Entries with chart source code

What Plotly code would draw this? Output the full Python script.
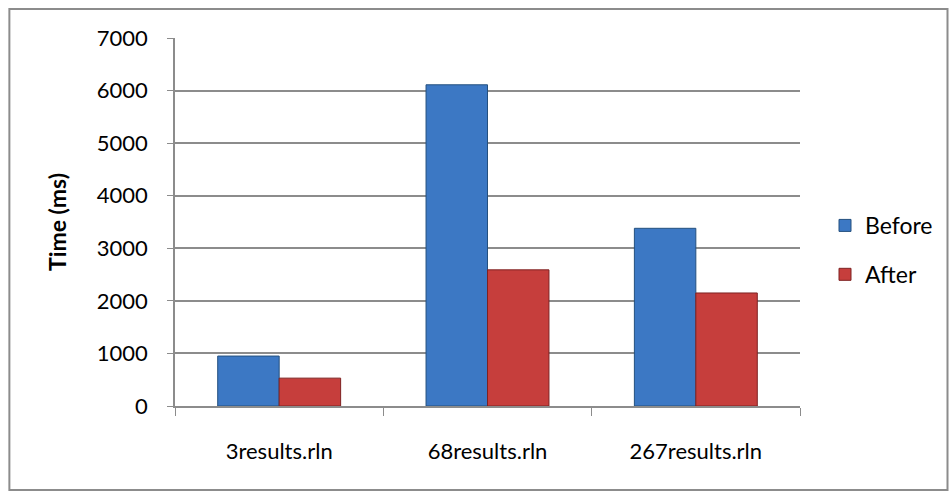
import plotly.graph_objects as go

categories = ["3results.rln", "68results.rln", "267results.rln"]
before_ms = [950, 6110, 3380]
after_ms = [530, 2590, 2150]
y_ticks = [0, 1000, 2000, 3000, 4000, 5000, 6000, 7000]

FONT = "Lato, Carlito, Calibri, sans-serif"
BLUE = "#3C78C4"
RED = "#C63E3C"

fig = go.Figure()
fig.add_trace(go.Bar(
    name="Before", x=categories, y=before_ms, legendgroup="before",
    marker=dict(color=BLUE, line=dict(color="#24507F", width=1)),
))
fig.add_trace(go.Bar(
    name="After", x=categories, y=after_ms, legendgroup="after",
    marker=dict(color=RED, line=dict(color="#7E2222", width=1)),
))

axis_grey = "#8C8C8C"
fig.update_layout(
    width=952, height=495,
    margin=dict(l=175, r=152, t=38, b=89),
    paper_bgcolor="white", plot_bgcolor="white",
    barmode="group", bargap=0.41, bargroupgap=0,
    font=dict(family=FONT, size=19, color="#000000"),
    showlegend=True,
    legend=dict(x=1.04, y=0.424, xanchor="left", yanchor="middle",
                font=dict(size=23), tracegroupgap=16,
                bgcolor="rgba(0,0,0,0)"),
    xaxis=dict(
        showline=True, linecolor=axis_grey, linewidth=1.5,
        ticks="outside", tickson="boundaries", ticklen=8, tickcolor=axis_grey,
        ticklabelstandoff=25, showgrid=False,
        tickfont=dict(size=22),
    ),
    yaxis=dict(
        range=[0, 7000], tickvals=y_ticks,
        showline=True, linecolor=axis_grey, linewidth=1.5,
        ticks="outside", ticklen=6, tickcolor=axis_grey, ticklabelstandoff=15,
        showgrid=True, gridcolor=axis_grey, gridwidth=1.5,
        zeroline=False, tickfont=dict(size=22),
        title=dict(text="<b>Time (ms)</b>", font=dict(size=23), standoff=24),
    ),
    shapes=[dict(
        type="rect", xref="paper", yref="paper",
        x0=-0.265, x1=1.236, y0=-0.228, y1=1.079,
        line=dict(color="#8C8C8C", width=2), fillcolor="rgba(0,0,0,0)",
        layer="below",
    )],
)

fig.write_html("out.html")
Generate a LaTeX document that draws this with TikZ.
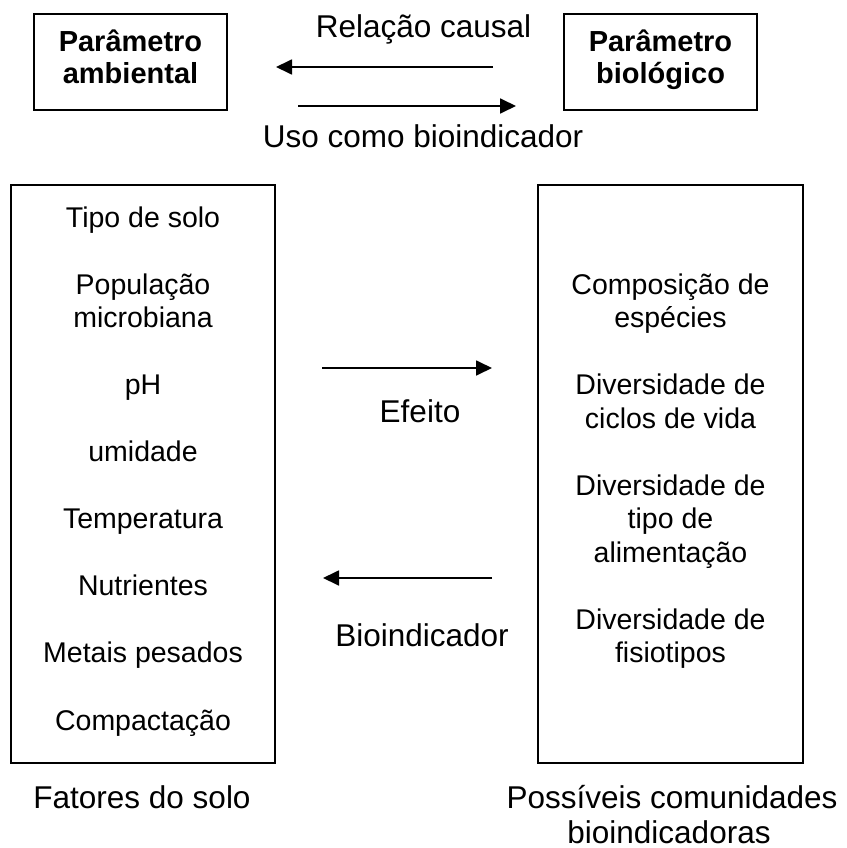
\documentclass[tikz,border=0pt]{standalone}
\usepackage{fontspec}
\setmainfont{Liberation Sans}
\usetikzlibrary{arrows.meta}
\begin{document}
\begin{tikzpicture}[x=1pt,y=-1pt,
  box/.style={draw, line width=1.8pt, inner sep=0pt},
  item/.style={anchor=base, inner sep=0pt, font=\fontsize{28.5}{33.5}\selectfont},
  lbl/.style={anchor=base, inner sep=0pt, font=\fontsize{31.5}{36}\selectfont},
  boldlbl/.style={anchor=base, inner sep=0pt, font=\fontsize{29}{32.5}\selectfont\bfseries},
  conn/.style={line width=1.8pt, -{Triangle[length=16pt,width=15pt]}}]
\useasboundingbox (0,0) rectangle (846,848);

% top boxes
\node[box, minimum width=193pt, minimum height=96pt] (envbox) at (130.5,62) {};
\node[box, minimum width=193pt, minimum height=96pt] (biobox) at (660.5,62) {};
\node[boldlbl] (envA) at (130.5,52) {Parâmetro};
\node[boldlbl] (envB) at (130.5,84) {ambiental};
\node[boldlbl] (bioA) at (660.5,52) {Parâmetro};
\node[boldlbl] (bioB) at (660.5,84) {biológico};

% top labels and arrows
\node[lbl] (causal) at (423.5,38) {Relação causal};
\node[lbl] (uso) at (423,147) {Uso como bioindicador};
\coordinate (t1s) at (493,67);
\coordinate (t1e) at (276,67);
\coordinate (t2s) at (298,106);
\coordinate (t2e) at (516,106);
\draw[conn] (t1s) -- (t1e);
\draw[conn] (t2s) -- (t2e);

% big boxes
\node[box, minimum width=264pt, minimum height=578pt] (soil) at (143,474) {};
\node[box, minimum width=265pt, minimum height=578pt] (comm) at (670.5,474) {};

% left column
\node[item] (l1) at (143,227) {Tipo de solo};
\node[item] (l2) at (143,294) {População};
\node[item] (l3) at (143,327.5) {microbiana};
\node[item] (l4) at (143,394.5) {pH};
\node[item] (l5) at (143,461.5) {umidade};
\node[item] (l6) at (143,528.5) {Temperatura};
\node[item] (l7) at (143,595.5) {Nutrientes};
\node[item] (l8) at (143,662.5) {Metais pesados};
\node[item] (l9) at (143,730) {Compactação};

% right column
\node[item] (r1) at (670.5,294) {Composição de};
\node[item] (r2) at (670.5,327.5) {espécies};
\node[item] (r3) at (670.5,394.5) {Diversidade de};
\node[item] (r4) at (670.5,428) {ciclos de vida};
\node[item] (r5) at (670.5,495) {Diversidade de};
\node[item] (r6) at (670.5,528.5) {tipo de};
\node[item] (r7) at (670.5,562) {alimentação};
\node[item] (r8) at (670.5,629) {Diversidade de};
\node[item] (r9) at (670.5,662.5) {fisiotipos};

% middle arrows
\coordinate (m1s) at (322,368);
\coordinate (m1e) at (492,368);
\coordinate (m2s) at (492,578);
\coordinate (m2e) at (323,578);
\draw[conn] (m1s) -- (m1e);
\draw[conn] (m2s) -- (m2e);
\node[lbl] (efeito) at (420,422) {Efeito};
\node[lbl] (bioind) at (422,646) {Bioindicador};

% bottom labels
\node[lbl] (fatores) at (142,808) {Fatores do solo};
\node[lbl] (poss1) at (672,808) {Possíveis comunidades};
\node[lbl] (poss2) at (669,843) {bioindicadoras};
\end{tikzpicture}
\end{document}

THE TASK:
Retype the records exactly. Any image in them should not appear in what you write.

OUTPUT OF THE EXERCISE:
What Plotly code would draw this? Output the full Python script.
import plotly.graph_objects as go

categories = ["3results.rln", "68results.rln", "267results.rln"]
before_ms = [950, 6110, 3380]
after_ms = [530, 2590, 2150]
y_ticks = [0, 1000, 2000, 3000, 4000, 5000, 6000, 7000]

FONT = "Lato, Carlito, Calibri, sans-serif"
BLUE = "#3C78C4"
RED = "#C63E3C"

fig = go.Figure()
fig.add_trace(go.Bar(
    name="Before", x=categories, y=before_ms, legendgroup="before",
    marker=dict(color=BLUE, line=dict(color="#24507F", width=1)),
))
fig.add_trace(go.Bar(
    name="After", x=categories, y=after_ms, legendgroup="after",
    marker=dict(color=RED, line=dict(color="#7E2222", width=1)),
))

axis_grey = "#8C8C8C"
fig.update_layout(
    width=952, height=495,
    margin=dict(l=175, r=152, t=38, b=89),
    paper_bgcolor="white", plot_bgcolor="white",
    barmode="group", bargap=0.41, bargroupgap=0,
    font=dict(family=FONT, size=19, color="#000000"),
    showlegend=True,
    legend=dict(x=1.04, y=0.424, xanchor="left", yanchor="middle",
                font=dict(size=23), tracegroupgap=16,
                bgcolor="rgba(0,0,0,0)"),
    xaxis=dict(
        showline=True, linecolor=axis_grey, linewidth=1.5,
        ticks="outside", tickson="boundaries", ticklen=8, tickcolor=axis_grey,
        ticklabelstandoff=25, showgrid=False,
        tickfont=dict(size=22),
    ),
    yaxis=dict(
        range=[0, 7000], tickvals=y_ticks,
        showline=True, linecolor=axis_grey, linewidth=1.5,
        ticks="outside", ticklen=6, tickcolor=axis_grey, ticklabelstandoff=15,
        showgrid=True, gridcolor=axis_grey, gridwidth=1.5,
        zeroline=False, tickfont=dict(size=22),
        title=dict(text="<b>Time (ms)</b>", font=dict(size=23), standoff=24),
    ),
    shapes=[dict(
        type="rect", xref="paper", yref="paper",
        x0=-0.265, x1=1.236, y0=-0.228, y1=1.079,
        line=dict(color="#8C8C8C", width=2), fillcolor="rgba(0,0,0,0)",
        layer="below",
    )],
)

fig.write_html("out.html")
Generate a LaTeX document that draws this with TikZ.
\documentclass[tikz,border=0pt]{standalone}
\usepackage{fontspec}
\setmainfont{Liberation Sans}
\usetikzlibrary{arrows.meta}
\begin{document}
\begin{tikzpicture}[x=1pt,y=-1pt,
  box/.style={draw, line width=1.8pt, inner sep=0pt},
  item/.style={anchor=base, inner sep=0pt, font=\fontsize{28.5}{33.5}\selectfont},
  lbl/.style={anchor=base, inner sep=0pt, font=\fontsize{31.5}{36}\selectfont},
  boldlbl/.style={anchor=base, inner sep=0pt, font=\fontsize{29}{32.5}\selectfont\bfseries},
  conn/.style={line width=1.8pt, -{Triangle[length=16pt,width=15pt]}}]
\useasboundingbox (0,0) rectangle (846,848);

% top boxes
\node[box, minimum width=193pt, minimum height=96pt] (envbox) at (130.5,62) {};
\node[box, minimum width=193pt, minimum height=96pt] (biobox) at (660.5,62) {};
\node[boldlbl] (envA) at (130.5,52) {Parâmetro};
\node[boldlbl] (envB) at (130.5,84) {ambiental};
\node[boldlbl] (bioA) at (660.5,52) {Parâmetro};
\node[boldlbl] (bioB) at (660.5,84) {biológico};

% top labels and arrows
\node[lbl] (causal) at (423.5,38) {Relação causal};
\node[lbl] (uso) at (423,147) {Uso como bioindicador};
\coordinate (t1s) at (493,67);
\coordinate (t1e) at (276,67);
\coordinate (t2s) at (298,106);
\coordinate (t2e) at (516,106);
\draw[conn] (t1s) -- (t1e);
\draw[conn] (t2s) -- (t2e);

% big boxes
\node[box, minimum width=264pt, minimum height=578pt] (soil) at (143,474) {};
\node[box, minimum width=265pt, minimum height=578pt] (comm) at (670.5,474) {};

% left column
\node[item] (l1) at (143,227) {Tipo de solo};
\node[item] (l2) at (143,294) {População};
\node[item] (l3) at (143,327.5) {microbiana};
\node[item] (l4) at (143,394.5) {pH};
\node[item] (l5) at (143,461.5) {umidade};
\node[item] (l6) at (143,528.5) {Temperatura};
\node[item] (l7) at (143,595.5) {Nutrientes};
\node[item] (l8) at (143,662.5) {Metais pesados};
\node[item] (l9) at (143,730) {Compactação};

% right column
\node[item] (r1) at (670.5,294) {Composição de};
\node[item] (r2) at (670.5,327.5) {espécies};
\node[item] (r3) at (670.5,394.5) {Diversidade de};
\node[item] (r4) at (670.5,428) {ciclos de vida};
\node[item] (r5) at (670.5,495) {Diversidade de};
\node[item] (r6) at (670.5,528.5) {tipo de};
\node[item] (r7) at (670.5,562) {alimentação};
\node[item] (r8) at (670.5,629) {Diversidade de};
\node[item] (r9) at (670.5,662.5) {fisiotipos};

% middle arrows
\coordinate (m1s) at (322,368);
\coordinate (m1e) at (492,368);
\coordinate (m2s) at (492,578);
\coordinate (m2e) at (323,578);
\draw[conn] (m1s) -- (m1e);
\draw[conn] (m2s) -- (m2e);
\node[lbl] (efeito) at (420,422) {Efeito};
\node[lbl] (bioind) at (422,646) {Bioindicador};

% bottom labels
\node[lbl] (fatores) at (142,808) {Fatores do solo};
\node[lbl] (poss1) at (672,808) {Possíveis comunidades};
\node[lbl] (poss2) at (669,843) {bioindicadoras};
\end{tikzpicture}
\end{document}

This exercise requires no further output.